Джек пустил вороного в галоп и врезался в самую гущу схватки. Он выстрелил, опережая противника, целившегося в него из-за ощетинившейся ружьями баррикады. Его пуля нашла цель, и голова солдата исчезла за фургоном. Совсем рядом просвистела ответная пуля, едва не задев бок вороного. Джек снова выстрелил на полном скаку, но промазал, сожалея, что приходится расходовать боеприпасы впустую.
Что-то заставило его обернуться.
Он увидел, что лошадь Нахилзи, сраженная выстрелом, заваливается набок. Соскочив с седла с ловкостью кошки, тот чудом избежал участи быть раздавленным. Джек развернул вороного и поскакал к оставшемуся без коня воину. Нахилзи бросился ему навстречу. Они одновременно заметили притаившуюся фигуру в синей униформе. У Нахилзи не было ружья: оно осталось под лошадью, как и его лук. Солдат потянулся к ружью, Нахилзи схватился за нож. Джек отчетливо увидел лицо солдата. Это был совсем юный парнишка с голубыми глазами и бледной кожей, покрытой слабым загаром. Его полудетское лицо было искажено ужасом. Нахилзи метнул нож, но промахнулся и, потеряв равновесие, оказался в гуще рукопашной схватки. Солдат поднял ружье. Джек оцепенел.
– Ниньо Сальваж! – крикнул Нахилзи, испепеляя его взглядом.
Джек выхватил револьвер. Оба выстрела прозвучали одновременно. Парнишка упал, сраженный наповал. Джек подлетел к Нахилзи, и тот вскочил в седло за его спиной.

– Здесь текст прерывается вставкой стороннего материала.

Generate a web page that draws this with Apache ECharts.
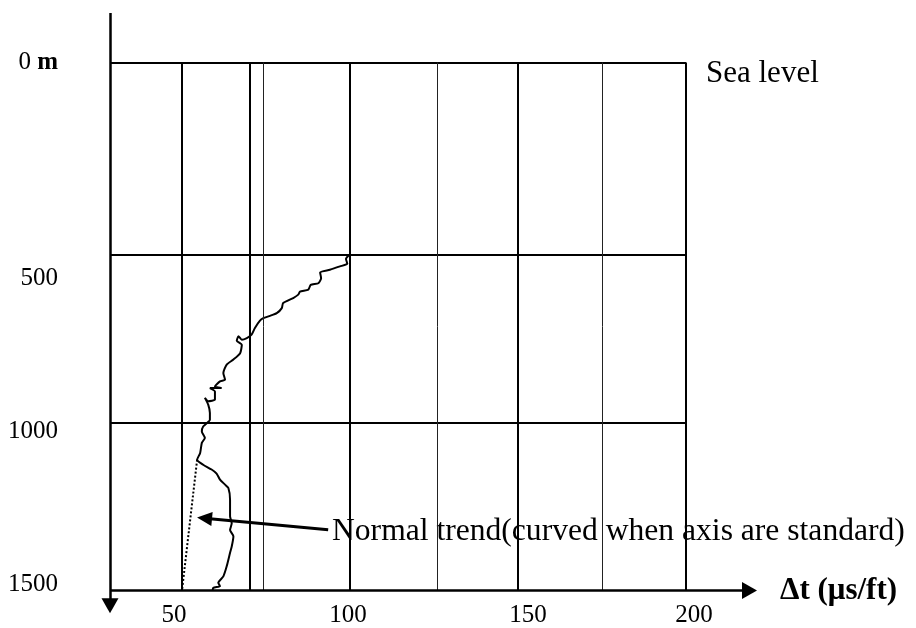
<!DOCTYPE html>
<html><head><meta charset="utf-8">
<script src="https://cdn.jsdelivr.net/npm/echarts@6/dist/echarts.min.js"></script>
<style>html,body{margin:0;padding:0;background:#fff}#c{width:916px;height:628px}</style>
</head><body><div id="c"></div>
<script>
// ---- data ----
const dtValues = [100.0, 98.8, 99.2, 97.0, 94.0, 91.1, 91.4, 90.6, 88.3, 87.6, 85.1, 84.6, 83.1, 80.1, 79.7, 78.2, 76.2, 74.2, 73.2, 71.7, 70.7, 69.3, 67.8, 66.8, 66.3, 67.8, 67.3, 65.3, 63.3, 62.3, 62.8, 61.3, 59.8, 61.8, 58.3, 59.8, 59.8, 57.8, 56.8, 57.8, 58.3, 58.3, 56.3, 55.9, 56.8, 55.9, 55.4, 54.5, 56.3, 58.8, 60.3, 61.3, 62.8, 63.8, 64.3, 64.3, 64.8, 64.3, 65.3, 64.8, 64.3, 63.3, 62.3, 60.8, 61.3, 59.3, 59.1];
const depthValues = [500, 514, 528, 536, 546, 554, 571, 586, 591, 605, 611, 620, 630, 645, 660, 675, 683, 690, 697, 719, 739, 749, 754, 744, 757, 769, 794, 813, 828, 853, 873, 878, 893, 898, 898, 908, 932, 937, 927, 947, 972, 992, 1012, 1027, 1046, 1061, 1091, 1111, 1126, 1140, 1152, 1170, 1185, 1195, 1230, 1279, 1300, 1320, 1339, 1369, 1388, 1428, 1458, 1477, 1487, 1492, 1500];
const trendDt = [54.5, 50];
const trendDepth = [1111, 1500];
const xTickValues = [50, 100, 150, 200];
const xTickLabels = ['50', '100', '150', '200'];
const seaLevel = -70.6;
const yTickValues = [seaLevel, 500, 1000, 1500];
const yTickLabels = ['0 m', '500', '1000', '1500'];
const majorVLines = [50, 70.3, 100, 150, 200];
const minorVLines = [74.1, 126, 175];
const hLines = [seaLevel, 500, 1000];
const arrowTail = [93.5, 1319];
const arrowHead = [56.7, 1285];
const annotationText = 'Normal trend(curved when axis are standard)';
const seaLevelText = 'Sea level';
const xAxisTitle = '\u0394t (\u03bcs/ft)';

// ---- axis ranges ----
const xMin = 28.57, xMax = 222.02, xArrowEnd = 218.9, xRight = 200;
const yMin = -217.7, yMax = 1574.3, yArrowEnd = 1545, yBottom = 1500;

const FONT = '"Liberation Serif", "Times New Roman", serif';
const chart = echarts.init(document.getElementById('c'), null, {renderer: 'canvas'});

const seg = (a, b) => [{coord: a}, {coord: b}];
const xLabelShift = {'50': -8, '100': -2, '150': 10, '200': 8};
const yLabelShift = {'0 m': 0, '500': 24, '1000': 9, '1500': -6};

const xRich = {}; xTickLabels.forEach((t, i) => {
  const s = xLabelShift[t];
  xRich['x' + i] = {fontFamily: FONT, fontSize: 25, color: '#000',
    padding: s >= 0 ? [0, 0, 0, 2 * s] : [0, -2 * s, 0, 0]};
});
const yRich = {b: {fontFamily: FONT, fontSize: 25, color: '#000', fontWeight: 'bold'}};
yTickLabels.forEach((t, i) => {
  const s = yLabelShift[t];
  yRich['y' + i] = {fontFamily: FONT, fontSize: 25, color: '#000',
    padding: s >= 0 ? [2 * s, 0, 0, 0] : [0, 0, -2 * s, 0]};
});
const nearest = (arr, v) => { let bi = 0; arr.forEach((a, i) => { if (Math.abs(a - v) < Math.abs(arr[bi] - v)) bi = i; }); return bi; };

const option = {
  animation: false,
  backgroundColor: '#fff',
  grid: {left: 110, top: 13, width: 650, height: 603},
  xAxis: {
    type: 'value', min: xMin, max: xMax,
    axisLine: {show: false}, axisTick: {show: false}, splitLine: {show: false},
    axisLabel: {
      customValues: xTickValues, margin: 0, verticalAlign: 'middle',
      formatter: v => { const i = nearest(xTickValues, v); return '{x' + i + '|' + xTickLabels[i] + '}'; },
      rich: xRich
    }
  },
  yAxis: {
    type: 'value', inverse: true, min: yMin, max: yMax,
    axisLine: {show: false}, axisTick: {show: false}, splitLine: {show: false},
    axisLabel: {
      customValues: yTickValues, margin: 52, align: 'right', verticalAlign: 'middle',
      formatter: v => {
        const i = nearest(yTickValues, v); const t = yTickLabels[i];
        if (t.endsWith(' m')) return '{y' + i + '|' + t.slice(0, -2) + ' }{b|m}';
        return '{y' + i + '|' + t + '}';
      },
      rich: yRich
    }
  },
  series: [
    { // thick grid lines and box
      type: 'line', data: [], silent: true,
      markLine: {
        silent: true, symbol: 'none', animation: false, label: {show: false},
        lineStyle: {color: '#000', width: 2, type: 'solid'},
        data: majorVLines.map(v => seg([v, seaLevel], [v, yBottom]))
          .concat(hLines.map(v => seg([xMin, v], [xRight, v])))
      }
    },
    { // thin grid lines
      type: 'line', data: [], silent: true,
      markLine: {
        silent: true, symbol: 'none', animation: false, label: {show: false},
        lineStyle: {color: '#222', width: 1, type: 'solid'},
        data: minorVLines.map(v => seg([v, seaLevel], [v, yBottom]))
      }
    },
    { // axes with arrows
      type: 'line', data: [], silent: true,
      markLine: {
        silent: true, symbol: ['none', 'triangle'], symbolSize: [17, 15], animation: false, label: {show: false},
        lineStyle: {color: '#000', width: 2.5, type: 'solid'},
        data: [seg([xMin, yMin], [xMin, yArrowEnd]), seg([xMin, yBottom], [xArrowEnd, yBottom])]
      }
    },
    { // annotation arrow
      type: 'line', data: [], silent: true,
      markLine: {
        silent: true, symbol: ['none', 'triangle'], symbolSize: [14, 15], animation: false, label: {show: false},
        lineStyle: {color: '#000', width: 3, type: 'solid'},
        data: [seg(arrowTail, arrowHead)]
      }
    },
    { // normal trend
      type: 'line', silent: true, showSymbol: false,
      data: trendDt.map((v, i) => [v, trendDepth[i]]),
      lineStyle: {color: '#000', width: 2, type: [2, 2]}, z: 3
    },
    { // sonic log curve
      type: 'line', silent: true, showSymbol: false, smooth: 0.2,
      data: dtValues.map((v, i) => [v, depthValues[i]]),
      lineStyle: {color: '#000', width: 2}, z: 4
    }
  ],
  graphic: [
    {type: 'text', x: 706, y: 74, style: {text: seaLevelText, font: '31px ' + FONT, fill: '#000', verticalAlign: 'middle'}},
    {type: 'text', x: 332, y: 532, style: {text: annotationText, font: '31.6px ' + FONT, fill: '#000', verticalAlign: 'middle'}},
    {type: 'text', x: 780, y: 591, style: {text: xAxisTitle, font: 'bold 31px ' + FONT, fill: '#000', verticalAlign: 'middle'}}
  ]
};
chart.setOption(option);
</script>
</body></html>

Когда они оказались на склоне холма, за пределами сражения, Нахилзи, целый и невредимый, спрыгнул на землю и уставился на Джека. Каждый мускул его напряженного тела дрожал от ярости. Он мог ничего не говорить. Тем не менее он сказал:
– Уходи, белый человек. Здесь не место тому, кто не способен убить врага. – И зашагал прочь, вне себя от бешенства.